** BEGIN Dataset extract **

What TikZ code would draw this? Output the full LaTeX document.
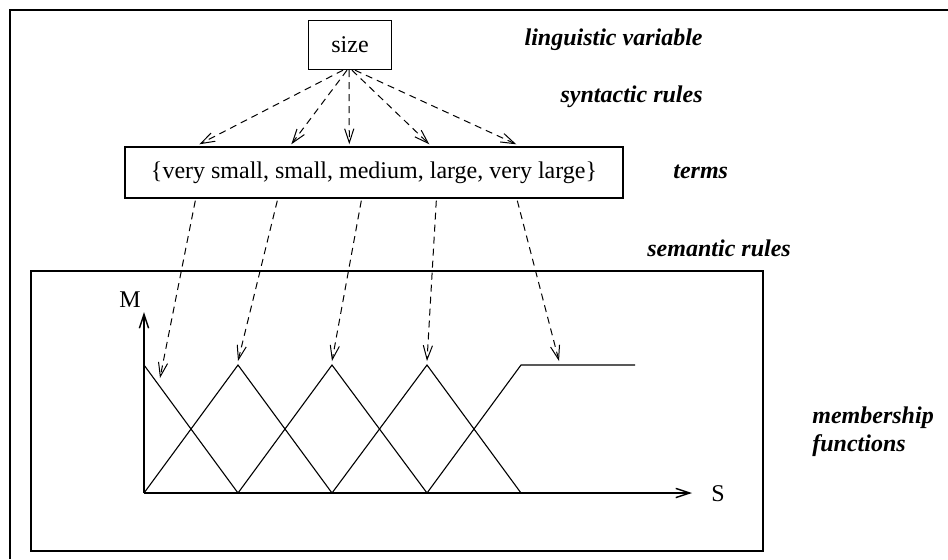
\documentclass[tikz,border=0pt]{standalone}
\usepackage{fontspec}
\setmainfont{Liberation Serif}
\usetikzlibrary{arrows.meta,positioning,calc}

\tikzset{
  termbox/.style={draw,line width=0.7pt,inner sep=0pt,font=\fontsize{12}{14}\selectfont},
  rulelabel/.style={font=\fontsize{12}{14}\selectfont\bfseries\itshape,inner sep=0pt},
  rulearrow/.style={->,line width=0.5pt,dash pattern=on 3.5pt off 2.5pt},
  mfline/.style={line width=0.55pt},
  >={Straight Barb[length=7pt,width=4.6pt]}
}

\begin{document}
\begin{tikzpicture}[x=0.5pt,y=-0.5pt]
  \useasboundingbox (0,0) rectangle (948,559);
  \draw[line width=1.3pt] (10,559) -- (10,10) -- (948,10); % outer frame

  % linguistic variable and its terms
  \node[termbox,minimum width=41.5pt,minimum height=24.5pt] (size) at (350,45) {size};
  \node[termbox,minimum width=249pt,minimum height=25.5pt] (terms) at (374,172.5)
    {\{very small, small, medium, large, very large\}};

  % syntactic rules
  \foreach \sx/\tx in {-7/75, -3/167, -1/225, 2/305, 5/392}
    \draw[rulearrow] ([xshift=\sx*0.5pt]size.south) -- ([xshift=\tx*0.5pt,yshift=1pt]terms.north west);

  % plot frame and axes
  \draw[line width=0.6pt] (31,271) rectangle (763,551);
  \coordinate (o) at (144,493);
  \draw[->,line width=0.7pt] (o) -- (144,312);
  \draw[->,line width=0.7pt] (o) -- (692,493);
  \node[font=\fontsize{12}{14}\selectfont] (mlab) at (130,300) {M};
  \node[font=\fontsize{12}{14}\selectfont] (slab) at (718,494) {S};

  % membership functions
  \foreach \i/\x in {1/144, 2/238, 3/332, 4/427, 5/521} {
    \coordinate (m\i) at (\x,365);
    \coordinate (b\i) at (\x,493);
  }
  \coordinate (b6) at (615,493);
  \coordinate (e5) at (635,365);
  \draw[mfline] (m1) -- (b2);
  \draw[mfline] (b1) -- (m2) -- (b3);
  \draw[mfline] (b2) -- (m3) -- (b4);
  \draw[mfline] (b3) -- (m4) -- (b5);
  \draw[mfline] (b4) -- (m5) -- (e5);

  % semantic rules
  \draw[rulearrow] ([xshift=35.5pt,yshift=-1pt]terms.south west) -- ([shift={(16,13)}]m1);
  \draw[rulearrow] ([xshift=76.5pt,yshift=-1pt]terms.south west) -- ([shift={(0,-4)}]m2);
  \draw[rulearrow] ([xshift=118.5pt,yshift=-1pt]terms.south west) -- ([shift={(0,-4)}]m3);
  \draw[rulearrow] ([xshift=156pt,yshift=-1pt]terms.south west) -- ([shift={(0,-4)}]m4);
  \draw[rulearrow] ([xshift=196.5pt,yshift=-1pt]terms.south west) -- ([shift={(38,-4)}]m5);

  % labels
  \node[rulelabel,anchor=east] (lvar) at (703,40) {linguistic variable};
  \node[rulelabel,anchor=east] (synr) at (703,97) {syntactic rules};
  \node[rulelabel,anchor=west] (tlab) at (673,172) {terms};
  \node[rulelabel,anchor=west] (semr) at (647,248) {semantic rules};
  \node[rulelabel,anchor=west,align=left] (mfun) at (812,432) {membership\\functions};
\end{tikzpicture}
\end{document}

** END Dataset extract **

### What needs to be done
Repeat the data exactly, without the pictures.

### Written solution
What TikZ code would draw this? Output the full LaTeX document.
\documentclass[tikz,border=0pt]{standalone}
\usepackage{fontspec}
\setmainfont{Liberation Serif}
\usetikzlibrary{arrows.meta,positioning,calc}

\tikzset{
  termbox/.style={draw,line width=0.7pt,inner sep=0pt,font=\fontsize{12}{14}\selectfont},
  rulelabel/.style={font=\fontsize{12}{14}\selectfont\bfseries\itshape,inner sep=0pt},
  rulearrow/.style={->,line width=0.5pt,dash pattern=on 3.5pt off 2.5pt},
  mfline/.style={line width=0.55pt},
  >={Straight Barb[length=7pt,width=4.6pt]}
}

\begin{document}
\begin{tikzpicture}[x=0.5pt,y=-0.5pt]
  \useasboundingbox (0,0) rectangle (948,559);
  \draw[line width=1.3pt] (10,559) -- (10,10) -- (948,10); % outer frame

  % linguistic variable and its terms
  \node[termbox,minimum width=41.5pt,minimum height=24.5pt] (size) at (350,45) {size};
  \node[termbox,minimum width=249pt,minimum height=25.5pt] (terms) at (374,172.5)
    {\{very small, small, medium, large, very large\}};

  % syntactic rules
  \foreach \sx/\tx in {-7/75, -3/167, -1/225, 2/305, 5/392}
    \draw[rulearrow] ([xshift=\sx*0.5pt]size.south) -- ([xshift=\tx*0.5pt,yshift=1pt]terms.north west);

  % plot frame and axes
  \draw[line width=0.6pt] (31,271) rectangle (763,551);
  \coordinate (o) at (144,493);
  \draw[->,line width=0.7pt] (o) -- (144,312);
  \draw[->,line width=0.7pt] (o) -- (692,493);
  \node[font=\fontsize{12}{14}\selectfont] (mlab) at (130,300) {M};
  \node[font=\fontsize{12}{14}\selectfont] (slab) at (718,494) {S};

  % membership functions
  \foreach \i/\x in {1/144, 2/238, 3/332, 4/427, 5/521} {
    \coordinate (m\i) at (\x,365);
    \coordinate (b\i) at (\x,493);
  }
  \coordinate (b6) at (615,493);
  \coordinate (e5) at (635,365);
  \draw[mfline] (m1) -- (b2);
  \draw[mfline] (b1) -- (m2) -- (b3);
  \draw[mfline] (b2) -- (m3) -- (b4);
  \draw[mfline] (b3) -- (m4) -- (b5);
  \draw[mfline] (b4) -- (m5) -- (e5);

  % semantic rules
  \draw[rulearrow] ([xshift=35.5pt,yshift=-1pt]terms.south west) -- ([shift={(16,13)}]m1);
  \draw[rulearrow] ([xshift=76.5pt,yshift=-1pt]terms.south west) -- ([shift={(0,-4)}]m2);
  \draw[rulearrow] ([xshift=118.5pt,yshift=-1pt]terms.south west) -- ([shift={(0,-4)}]m3);
  \draw[rulearrow] ([xshift=156pt,yshift=-1pt]terms.south west) -- ([shift={(0,-4)}]m4);
  \draw[rulearrow] ([xshift=196.5pt,yshift=-1pt]terms.south west) -- ([shift={(38,-4)}]m5);

  % labels
  \node[rulelabel,anchor=east] (lvar) at (703,40) {linguistic variable};
  \node[rulelabel,anchor=east] (synr) at (703,97) {syntactic rules};
  \node[rulelabel,anchor=west] (tlab) at (673,172) {terms};
  \node[rulelabel,anchor=west] (semr) at (647,248) {semantic rules};
  \node[rulelabel,anchor=west,align=left] (mfun) at (812,432) {membership\\functions};
\end{tikzpicture}
\end{document}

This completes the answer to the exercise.